Larry N. Brown cigano55@hotmail.com
Sun Jan 7 15:02:33 EST 2007


Hans,

The Kyocera KR-1 doesn't receive wifi; it works off the Verizon cellphone 
data and provides a wifi link. I can best explain this by looking at my 
evolution. Pre-Katrina, I had a Dell desktop at home and a Dell laptop for 
running the Capn navigation program on the boat. Katrina crunched the house 
and we moved aboard sans internet. I went to circuit city and bought the 
Verizon Aircard. Don't remember the price but think it's around $60/month 
all you can eat. Just plug it into the laptop. You're the only user.
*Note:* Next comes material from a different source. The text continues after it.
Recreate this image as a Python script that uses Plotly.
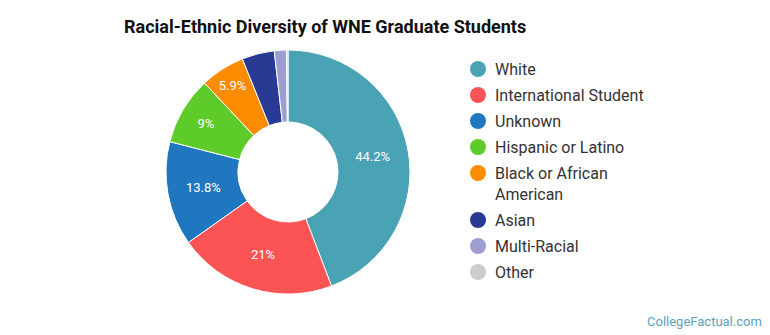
import plotly.graph_objects as go

labels = ["White", "International Student", "Unknown", "Hispanic or Latino",
          "Black or African<br>American", "Asian", "Multi-Racial", "Other"]
values = [44.2, 21.0, 13.8, 9.0, 5.9, 4.3, 1.6, 0.2]
colors = ["#4aa3b5", "#fc5454", "#1f77c0", "#5dcb2a", "#fb8c00", "#283a94", "#9e9dd0", "#cccccc"]
shown = [True, True, True, True, True, False, False, False]

texts = [f"{v:g}%" if s else "" for v, s in zip(values, shown)]

W, H = 770, 335
cx, cy, r = 288, 172, 122

fig = go.Figure(go.Pie(
    labels=labels, values=values, text=texts, textinfo="text",
    sort=False, direction="clockwise", rotation=0, hole=0.41,
    marker=dict(colors=colors, line=dict(color="white", width=1)),
    textposition="inside", insidetextorientation="horizontal",
    textfont=dict(family="Roboto, sans-serif", size=13, color="white"),
    domain=dict(x=[(cx - r) / W, (cx + r) / W], y=[(H - cy - r) / H, (H - cy + r) / H]),
    hoverinfo="label+percent", showlegend=False,
))

# custom legend (circle markers, 26px row spacing, wrapped labels take extra line)
shapes = []
annotations = []
y = 69
for lab, col in zip(labels, colors):
    nlines = lab.count("<br>") + 1
    shapes.append(dict(type="circle", xref="paper", yref="paper",
                       x0=(478 - 8) / W, x1=(478 + 8) / W,
                       y0=1 - (y + 8) / H, y1=1 - (y - 8) / H,
                       fillcolor=col, line=dict(width=0)))
    annotations.append(dict(text=lab, x=493 / W, y=1 - (y - 11) / H,
                            xref="paper", yref="paper", xanchor="left", yanchor="top",
                            align="left", showarrow=False,
                            font=dict(size=16, color="#333333", family="Roboto, sans-serif")))
    y += 26 + (nlines - 1) * 21

annotations.append(dict(text="CollegeFactual.com", x=764 / W, y=1 - 321 / H,
                        xref="paper", yref="paper", xanchor="right", yanchor="middle",
                        showarrow=False, font=dict(size=13, color="#5aa4bb", family="Roboto, sans-serif")))

fig.update_layout(
    width=W, height=H, margin=dict(l=0, r=0, t=0, b=0),
    paper_bgcolor="white", plot_bgcolor="white",
    font=dict(family="Roboto, sans-serif"),
    title=dict(text="<b>Racial-Ethnic Diversity of WNE Graduate Students</b>",
               x=124 / W, xanchor="left", xref="container",
               y=1 - 27 / H, yanchor="middle", yref="container",
               font=dict(size=18, color="#111111", family="Roboto, sans-serif")),
    showlegend=False,
    shapes=shapes,
    annotations=annotations,
)

fig.write_html("out.html")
Talked to Phil Rosch and bought a WiFi card for the same laptop for if we 
were out of Verizon range ( which we never have been).

Then my wife wanted a laptop of her own. Bought a Gateway which comes with 
built-in WiFi. Cool. I then bought the Kyocera KR-1 which is a router. Take 
the aircard out of the laptop and put it in the KR-1; the KR-1 is a wireless 
WiFi router. I can get on the internet with my laptop(with added WiFi card), 
my wife's laptop (with built-in wifi card) and when my buddy comes down we 
can all surf the internet together from the Verizon data as transmitted by 
wifi.

Now, I brought my Dell desktop down to the boat and I have an ethernet cable 
hooking it to the KR-1 and I've set up a networked office linking all three 
computers. I can sit down in my dinette in the galley and work out all my 
Capn routes and next morning, when I turn on the flybridge laptop, I can 
upload them and get ready to go. I can send the nav data from my Dell laptop 
to my Furuno dedicated chart plotter by hardwired ethernet. Once underway, I 
have two separate GPS  antennas feeding data to two separate displays for 
navigation. If one doesn't exactly mimic the other, I take a look at the 
paper chart and figure out what's the matter.
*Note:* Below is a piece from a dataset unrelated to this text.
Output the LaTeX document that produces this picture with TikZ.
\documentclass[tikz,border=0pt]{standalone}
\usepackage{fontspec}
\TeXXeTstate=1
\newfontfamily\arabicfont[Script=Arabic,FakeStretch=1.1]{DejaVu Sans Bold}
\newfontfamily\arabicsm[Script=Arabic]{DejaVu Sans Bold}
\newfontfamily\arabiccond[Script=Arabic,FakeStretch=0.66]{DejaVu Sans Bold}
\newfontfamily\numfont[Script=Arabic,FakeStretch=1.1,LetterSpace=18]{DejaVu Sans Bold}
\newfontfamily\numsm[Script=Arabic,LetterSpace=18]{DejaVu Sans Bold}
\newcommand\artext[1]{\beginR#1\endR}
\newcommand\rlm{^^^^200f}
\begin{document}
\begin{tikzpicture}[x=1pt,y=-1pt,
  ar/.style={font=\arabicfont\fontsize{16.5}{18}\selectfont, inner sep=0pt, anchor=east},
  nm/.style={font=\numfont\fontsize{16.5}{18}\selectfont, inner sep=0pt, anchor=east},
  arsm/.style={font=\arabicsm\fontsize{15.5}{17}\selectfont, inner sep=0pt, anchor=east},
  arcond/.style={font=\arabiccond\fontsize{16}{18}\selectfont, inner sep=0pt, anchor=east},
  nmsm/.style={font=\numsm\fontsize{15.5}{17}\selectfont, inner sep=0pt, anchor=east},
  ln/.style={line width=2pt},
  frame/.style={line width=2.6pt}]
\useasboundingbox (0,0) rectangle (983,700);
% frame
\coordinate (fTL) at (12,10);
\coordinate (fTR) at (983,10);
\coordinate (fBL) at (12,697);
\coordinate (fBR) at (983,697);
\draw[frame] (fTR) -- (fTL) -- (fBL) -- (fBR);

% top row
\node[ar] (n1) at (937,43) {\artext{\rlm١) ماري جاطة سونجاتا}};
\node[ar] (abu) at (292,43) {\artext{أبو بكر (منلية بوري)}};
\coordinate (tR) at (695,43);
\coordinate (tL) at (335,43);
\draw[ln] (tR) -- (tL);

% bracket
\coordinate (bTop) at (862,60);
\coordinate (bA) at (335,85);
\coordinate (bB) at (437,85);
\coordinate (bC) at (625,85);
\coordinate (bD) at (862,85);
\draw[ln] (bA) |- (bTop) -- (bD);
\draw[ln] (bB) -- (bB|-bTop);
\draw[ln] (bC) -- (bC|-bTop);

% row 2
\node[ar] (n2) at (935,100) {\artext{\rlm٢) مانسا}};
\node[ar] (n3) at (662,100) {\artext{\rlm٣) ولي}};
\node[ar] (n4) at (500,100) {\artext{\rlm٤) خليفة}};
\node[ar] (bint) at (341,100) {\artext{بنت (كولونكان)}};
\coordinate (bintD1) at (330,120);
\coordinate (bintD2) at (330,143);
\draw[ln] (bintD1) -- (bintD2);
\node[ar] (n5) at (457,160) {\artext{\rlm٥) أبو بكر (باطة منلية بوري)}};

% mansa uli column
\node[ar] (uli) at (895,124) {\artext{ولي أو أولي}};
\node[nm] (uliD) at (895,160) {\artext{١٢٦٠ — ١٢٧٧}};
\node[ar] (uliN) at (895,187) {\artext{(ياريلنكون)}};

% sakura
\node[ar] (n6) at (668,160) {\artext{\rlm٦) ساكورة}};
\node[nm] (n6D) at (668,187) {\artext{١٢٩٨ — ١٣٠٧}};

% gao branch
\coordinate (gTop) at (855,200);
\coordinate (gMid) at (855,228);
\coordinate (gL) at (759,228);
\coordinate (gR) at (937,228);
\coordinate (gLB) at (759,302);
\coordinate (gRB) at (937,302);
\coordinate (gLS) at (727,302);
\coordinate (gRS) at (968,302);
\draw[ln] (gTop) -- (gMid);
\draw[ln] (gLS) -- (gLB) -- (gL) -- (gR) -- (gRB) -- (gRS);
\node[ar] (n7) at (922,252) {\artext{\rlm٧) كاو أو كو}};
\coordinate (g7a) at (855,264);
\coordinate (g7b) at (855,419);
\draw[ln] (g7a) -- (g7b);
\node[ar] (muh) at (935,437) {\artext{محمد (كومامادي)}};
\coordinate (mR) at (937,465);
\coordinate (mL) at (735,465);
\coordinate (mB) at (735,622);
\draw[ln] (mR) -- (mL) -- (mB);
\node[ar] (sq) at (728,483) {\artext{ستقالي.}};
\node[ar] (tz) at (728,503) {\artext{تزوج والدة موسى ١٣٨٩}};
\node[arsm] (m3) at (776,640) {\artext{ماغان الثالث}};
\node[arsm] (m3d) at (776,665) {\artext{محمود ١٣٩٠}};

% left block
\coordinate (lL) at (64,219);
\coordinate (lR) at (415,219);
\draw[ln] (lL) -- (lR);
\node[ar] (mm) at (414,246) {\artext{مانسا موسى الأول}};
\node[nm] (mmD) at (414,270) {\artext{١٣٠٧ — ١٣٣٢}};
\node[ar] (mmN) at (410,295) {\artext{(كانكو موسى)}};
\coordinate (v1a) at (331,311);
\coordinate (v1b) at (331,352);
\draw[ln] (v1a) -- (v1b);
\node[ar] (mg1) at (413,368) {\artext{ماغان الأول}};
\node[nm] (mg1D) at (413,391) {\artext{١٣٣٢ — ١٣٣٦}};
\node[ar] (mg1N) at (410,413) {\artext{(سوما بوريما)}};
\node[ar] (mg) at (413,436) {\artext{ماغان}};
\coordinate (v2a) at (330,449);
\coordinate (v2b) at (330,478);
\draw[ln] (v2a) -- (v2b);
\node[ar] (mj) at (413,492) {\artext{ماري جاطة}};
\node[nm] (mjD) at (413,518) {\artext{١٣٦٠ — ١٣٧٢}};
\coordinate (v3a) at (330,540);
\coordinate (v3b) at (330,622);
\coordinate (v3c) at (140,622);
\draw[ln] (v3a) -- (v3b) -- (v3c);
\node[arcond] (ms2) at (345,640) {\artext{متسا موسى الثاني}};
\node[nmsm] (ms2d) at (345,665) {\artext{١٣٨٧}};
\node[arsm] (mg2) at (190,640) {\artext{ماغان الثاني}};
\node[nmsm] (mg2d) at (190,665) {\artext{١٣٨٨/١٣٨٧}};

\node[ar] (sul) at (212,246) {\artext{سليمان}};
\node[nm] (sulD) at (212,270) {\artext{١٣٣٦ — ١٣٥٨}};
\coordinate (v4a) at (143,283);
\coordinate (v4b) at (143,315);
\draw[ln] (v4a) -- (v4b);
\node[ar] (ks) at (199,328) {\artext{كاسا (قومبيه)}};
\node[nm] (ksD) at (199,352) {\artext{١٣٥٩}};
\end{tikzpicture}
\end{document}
Once you're working on the KR-1, I con't think there's a limit to the number 
of people logged on; you put a password so only people whom you want can 
logon to the KR-1 wifi.

Hope this clarifies; if not, email me offline. It's really simpler that I 
describe.

Regards,

Larry & Teri Brown
MV Cigano, 47' Prairie Sundeck
Still glued to the dock in Covington, LA






> Regarding the Kyocera box. Do I understand it as this is an access point? 
> OK
> then, can it work as an access point for a city wide WiFi system like we 
> have
> it in Baltimore? And can I then network (wifi) the rest of the boat? And 
> what
> about password if more than one wants to sign on IE I have the subsciption 
> to
> the WiFi but Peggy wants to be on too?
>
> Hans
>
> Aqua Vitae
> 43' Albin Trunk, Now in Anchorage Marina, Baltimore.